The plaintiff demonstrated his prima facie entitlement to judgment as a matter of law on this cause of action with evidence of a violation of Industrial Code 12 NYCRR 23-1 21 (b) (4) (iv) and that such violation was a proximate cause of his injuries. There is no dispute that no one was holding the bottom of the ladder and that the top of the ladder was not secured in any way (see Melchor v Singh, 90 A.D.3d 866). In opposition, the defendants failed to raise a triable issue of fact (see Melchor v Singh, 90 A.D.3d at 870; Grant v City of New York, 109 A.D.3d 961 [2d Dept 2013]).
Industrial Code 12 NYCRR 23-1.16(b,, applies to the proper use, instruction, maintenance and measurements for safety belts, harnesses, tail lines and life lines. Specifically NYCRR 23-1.16(b) provides: "(b) Attachment required. Every approved safety belt or harness provided or furnished to an employee for his personal safety shall be used by such employee in the performance of his work whenever required by this Part (rule) and whenever so directed by his employee. At all times during use such approved safety belt or harness shall be properly attached either to a securely anchored tail line, directly to a securely anchored hanging lifeline or to a tail line attached to a securely anchored hanging lifeline Such attachments shall be so arranged that if the user should fall such fall shall not exceed five feet". Although plaintiff was provided with a safety harness he was not provided with a proper place to tie off the harness. Therefore, plaintiff is entitled to summary judgment as to liability on the Labor Law S 241(6) claim predicated on a violation of NYCRR 23-1.16(b) (see Anderson v MSG Holdings, LP., 146 A.D.3d 401 [1st Dept 2017]).
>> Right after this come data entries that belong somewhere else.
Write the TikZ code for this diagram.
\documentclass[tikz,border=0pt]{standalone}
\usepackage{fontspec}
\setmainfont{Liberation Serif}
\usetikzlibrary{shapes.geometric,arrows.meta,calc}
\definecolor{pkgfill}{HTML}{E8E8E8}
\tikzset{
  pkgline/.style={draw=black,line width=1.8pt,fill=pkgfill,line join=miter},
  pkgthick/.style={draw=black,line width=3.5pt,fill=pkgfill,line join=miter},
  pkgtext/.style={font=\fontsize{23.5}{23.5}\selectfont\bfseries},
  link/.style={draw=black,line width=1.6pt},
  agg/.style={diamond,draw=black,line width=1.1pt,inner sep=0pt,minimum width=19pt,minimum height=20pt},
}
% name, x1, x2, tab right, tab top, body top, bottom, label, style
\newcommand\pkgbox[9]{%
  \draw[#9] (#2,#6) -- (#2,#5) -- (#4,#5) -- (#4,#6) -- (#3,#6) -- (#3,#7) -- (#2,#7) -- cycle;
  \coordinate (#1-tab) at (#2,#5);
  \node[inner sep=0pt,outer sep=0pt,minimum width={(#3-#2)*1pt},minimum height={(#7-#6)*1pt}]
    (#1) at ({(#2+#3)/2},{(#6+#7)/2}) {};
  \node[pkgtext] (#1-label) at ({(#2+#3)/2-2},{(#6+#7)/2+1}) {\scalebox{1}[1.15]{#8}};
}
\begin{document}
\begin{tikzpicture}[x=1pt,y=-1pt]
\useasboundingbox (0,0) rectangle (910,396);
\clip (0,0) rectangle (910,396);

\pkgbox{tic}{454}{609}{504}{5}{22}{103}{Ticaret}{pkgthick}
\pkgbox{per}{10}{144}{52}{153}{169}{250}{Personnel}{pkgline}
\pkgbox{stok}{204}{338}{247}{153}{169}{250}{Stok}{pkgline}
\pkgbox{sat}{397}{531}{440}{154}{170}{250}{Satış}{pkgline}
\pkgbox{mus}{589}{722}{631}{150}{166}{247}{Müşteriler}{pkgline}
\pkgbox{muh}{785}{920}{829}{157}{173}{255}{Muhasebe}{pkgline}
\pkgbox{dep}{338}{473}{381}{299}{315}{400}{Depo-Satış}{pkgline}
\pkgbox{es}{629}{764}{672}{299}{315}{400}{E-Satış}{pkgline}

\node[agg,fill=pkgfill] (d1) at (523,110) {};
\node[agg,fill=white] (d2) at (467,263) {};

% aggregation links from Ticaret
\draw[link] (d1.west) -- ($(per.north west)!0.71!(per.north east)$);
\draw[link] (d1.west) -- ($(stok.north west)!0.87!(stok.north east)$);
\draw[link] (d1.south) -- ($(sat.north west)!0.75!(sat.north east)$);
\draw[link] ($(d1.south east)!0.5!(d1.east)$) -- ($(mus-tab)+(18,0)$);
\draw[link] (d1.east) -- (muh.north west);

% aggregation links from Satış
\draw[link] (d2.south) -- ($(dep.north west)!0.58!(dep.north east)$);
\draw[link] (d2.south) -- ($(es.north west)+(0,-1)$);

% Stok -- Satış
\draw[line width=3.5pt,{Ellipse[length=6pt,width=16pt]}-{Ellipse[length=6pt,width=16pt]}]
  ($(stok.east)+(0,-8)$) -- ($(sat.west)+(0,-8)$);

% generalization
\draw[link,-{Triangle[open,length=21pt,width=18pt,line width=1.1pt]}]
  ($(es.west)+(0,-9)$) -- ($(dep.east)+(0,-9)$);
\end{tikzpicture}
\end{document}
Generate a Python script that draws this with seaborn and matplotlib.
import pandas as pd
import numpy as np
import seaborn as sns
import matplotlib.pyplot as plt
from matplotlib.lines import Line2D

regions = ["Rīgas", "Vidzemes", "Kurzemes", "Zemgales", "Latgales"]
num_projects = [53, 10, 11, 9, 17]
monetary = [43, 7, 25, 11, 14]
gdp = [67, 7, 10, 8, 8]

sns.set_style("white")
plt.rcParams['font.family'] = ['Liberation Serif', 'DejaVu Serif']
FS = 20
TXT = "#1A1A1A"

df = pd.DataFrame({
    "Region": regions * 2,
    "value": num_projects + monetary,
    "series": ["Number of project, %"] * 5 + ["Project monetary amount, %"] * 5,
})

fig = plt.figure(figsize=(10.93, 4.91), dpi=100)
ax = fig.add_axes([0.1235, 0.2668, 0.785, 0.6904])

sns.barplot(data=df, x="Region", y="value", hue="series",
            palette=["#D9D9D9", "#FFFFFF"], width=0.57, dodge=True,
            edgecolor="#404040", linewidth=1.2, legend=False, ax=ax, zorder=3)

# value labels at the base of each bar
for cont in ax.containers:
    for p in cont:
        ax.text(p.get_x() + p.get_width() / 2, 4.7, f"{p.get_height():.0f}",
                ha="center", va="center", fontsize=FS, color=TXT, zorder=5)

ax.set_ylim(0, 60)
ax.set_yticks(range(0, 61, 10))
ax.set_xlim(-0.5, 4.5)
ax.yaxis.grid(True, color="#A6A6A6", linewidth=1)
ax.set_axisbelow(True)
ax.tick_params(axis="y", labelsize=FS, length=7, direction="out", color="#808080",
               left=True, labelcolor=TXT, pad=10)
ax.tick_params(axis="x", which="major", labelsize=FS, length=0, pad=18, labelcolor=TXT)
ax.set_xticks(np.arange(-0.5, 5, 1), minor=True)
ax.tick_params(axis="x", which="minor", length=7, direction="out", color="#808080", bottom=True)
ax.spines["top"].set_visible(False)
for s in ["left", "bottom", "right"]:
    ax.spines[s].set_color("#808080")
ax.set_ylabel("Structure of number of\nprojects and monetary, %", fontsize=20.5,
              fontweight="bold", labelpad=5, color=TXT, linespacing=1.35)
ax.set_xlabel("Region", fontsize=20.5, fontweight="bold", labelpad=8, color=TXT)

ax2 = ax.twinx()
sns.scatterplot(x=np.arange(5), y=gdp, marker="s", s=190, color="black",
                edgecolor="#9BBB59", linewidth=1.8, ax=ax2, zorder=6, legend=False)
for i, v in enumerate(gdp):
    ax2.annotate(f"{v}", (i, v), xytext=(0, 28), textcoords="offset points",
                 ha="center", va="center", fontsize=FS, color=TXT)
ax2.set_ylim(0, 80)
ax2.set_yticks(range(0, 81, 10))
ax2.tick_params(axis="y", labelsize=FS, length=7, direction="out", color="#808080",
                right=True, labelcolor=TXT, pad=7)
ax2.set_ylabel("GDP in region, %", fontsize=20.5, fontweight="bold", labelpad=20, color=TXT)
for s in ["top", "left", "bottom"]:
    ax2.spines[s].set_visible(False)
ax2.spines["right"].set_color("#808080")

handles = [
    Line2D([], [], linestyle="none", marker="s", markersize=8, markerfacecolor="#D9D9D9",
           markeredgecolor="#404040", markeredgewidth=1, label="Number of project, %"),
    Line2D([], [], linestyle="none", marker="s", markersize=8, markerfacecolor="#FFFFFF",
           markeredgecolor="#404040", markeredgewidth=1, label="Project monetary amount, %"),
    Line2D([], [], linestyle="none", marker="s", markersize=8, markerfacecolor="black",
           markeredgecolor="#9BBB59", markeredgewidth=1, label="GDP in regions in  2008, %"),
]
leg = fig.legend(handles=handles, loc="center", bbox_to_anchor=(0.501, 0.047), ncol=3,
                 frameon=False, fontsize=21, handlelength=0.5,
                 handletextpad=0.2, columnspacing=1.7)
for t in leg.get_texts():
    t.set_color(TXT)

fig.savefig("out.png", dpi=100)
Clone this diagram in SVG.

Accordingly, plaintiffs motion for partial summary judgment on the issue of liability pursuant to Labor Law 240(1) and 241(6) based upon violations of Industrial Code Regulations 12 NYCRR 23-1.16(b) and 1.21(b (4) (iv) is GRANTED.
The parties are directed to appear in the Compliance Part on September 28 2017 at 9:30 a.m. as previously scheduled.